Face and Image Recognition is not only about security and surveillance or control over the quality of industrial production processes. The technology is proving increasingly impactful to the fashion and beauty industries, generating multiple exciting opportunities for manufacturers and consumers alike.
Although Face and Image recognition is an AI frontrunner as far as security, agriculture, and industrial QA, are concerned, the technology’s business uses beyond these three realms are still much less known.
As a result, many businesses in industries other than security and surveillance, agriculture, and industrial production have barely given any thought to employing Image Recognition as a means of obtaining better capabilities to raise their sights and reach higher quality and profitability levels.
Meanwhile, the Image Recognition- inspired and - enabled opportunities, that have been cropping up of late should be taken note of by a much, much wider audience. Who else can they prove impactful to before long?

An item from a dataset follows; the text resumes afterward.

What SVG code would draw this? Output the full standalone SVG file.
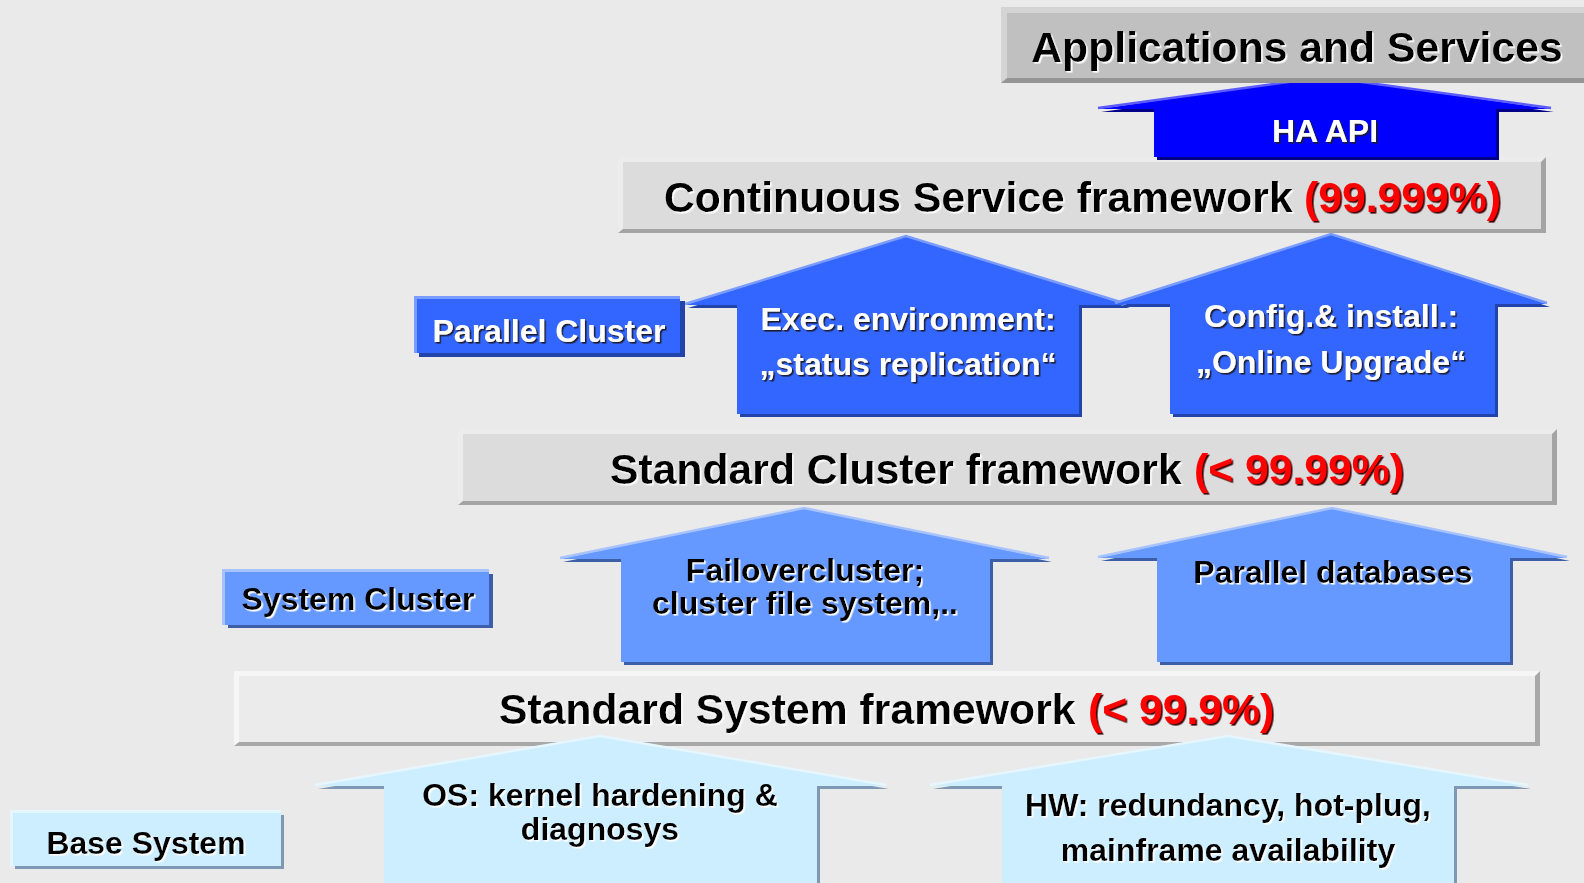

Well, it wouldn’t be a leap of intuition to conjecture that the industries, in which Face and Image Recognition will be growing in importance during the next several decades (while also generating a multiplicity of profitable opportunities, of course) include those, that have to do with people’s appearance. At least, with the world’s population currently sitting at around 7.7 billion (September, 2019) and predicted by the UN to reach some 9.7 billion by 2050, it wouldn’t be too shrewd to think otherwise. More so because AI and Image Recognition, in particular, is already shaping some of the novel ways in which most of the businesses in these industries will operate in the future.
Just how much footing has Image Recognition already gained in the Fashion and Beauty space? How exactly is it used? Can any more uses of Image Recognition be discovered and made a reality in the said niches in the near future by those, looking for their piece of AI action?
Let’s try to answer, at least, some of these questions here.
The Apparel Industry
The rag trade has probably been around since mammoths roamed the earth, and the process of pelts being transformed into more comfortable and elegant wear has remained almost untouched for millennia. Well, with the exception, of, perhaps, various sewing machines that have been introduced to automate part of this process. On the face of it, what could ever change in this pin-riddled, centuries-old business? The answer is “quite a bit,” and many tailoring pros of today may be given a run for their money in not so distant future. How can that happen?
Firstly, ML-empowered Image Recognition and Computer Vision can demystify altogether the process of taking measurements and fitting tailor-made clothes. These technologies can make the process a relatively quick and simple procedure that would require very little skill, if any: a regular cubicle, equipped with several computer-connected cameras, can be used to take body measurements with amazing precision and quality.